Pada masa itu kami menganggap wajar proses penentuan IPA/IPS ini sehingga dibawah alam sadar kami beranggapan anak IPA adalah anak-anak berprestasi sedangkan anak IPS sebaliknya bahkan sebagian dari kami beranggapan anak IPS itu adalah anak “badung”. Bahkan seorang teman mengaku orang tuanya bakal memarahi dia jika tidak berhasil masuk IPA, dan pada akhirnya dia beruaha mati-matian untuk pindah ke IPA karena dia telah ditasbihkan masuk IPS.
Setelah membaca buku Toto Chan saya baru sadar ada praktek diskriminasi di sekolah. Dengan metode penetapan jurusan seperti di atas sadar atau tidak sekolah telah menstigma anak-anak IPS sebagai warga kelas 2. Dalam bab terakhir buku tersebut Toto Chan bercerita hampir setiap hari Mr Kobayashi berkata “kau benar-benar anak yang baik, kau tahu itu, kan?”. Cara beliau memperlakukan anak yang di DO dari sekolah lamannya tidak dengen mengamini stigma yang di berikan, tapi dengan membuat stimulus positif sehingga Toto Chan tumbuh jadi anak yang percaya diri dan baik.
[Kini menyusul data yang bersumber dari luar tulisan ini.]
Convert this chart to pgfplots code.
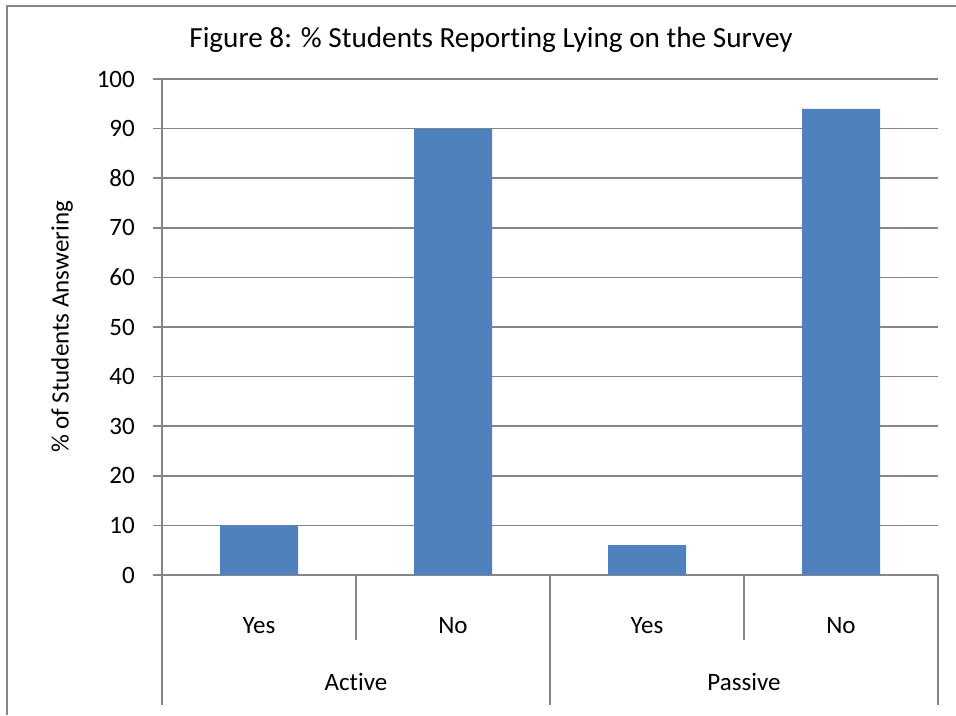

Dalam bab yang lain mr Kobayashi pernah mengungkapkan bahwa setiap anak pada dasarnya baik, tugas kita (sekolah/pendidik) membangkitkan sifat itu.
Beruntung saya tidak terlalu terpengaruh dengan stigma tersebut, buktinya sudah hampir 7 tahun (2004-1015) saya berprofesi sebagai programer (profesi yang di desain untuk anak IPA). Tapi bagaimana nasib anak-anak lain yang malah terpengaruh dengan stigma tersebut. Ah seandainya di Indonesia ada sekolah seperti Tomoe, saya tidak perlu berfikir 2 kali untuk menyekolahkan Quiny di sana kelak. Saya hanya bisa ber-doa mudah-mudahan Quiny kelak tidak mengalami diskriminasi seperti saya, Amin.
nb : ada baiknya untuk penentuan jurusan, berdasarkan tes minat dan bakat (saya pernah mencoba tes ini). Menurut saya anak-anak akan melakukan apa saja untuk mempelajari yang mereka sukai.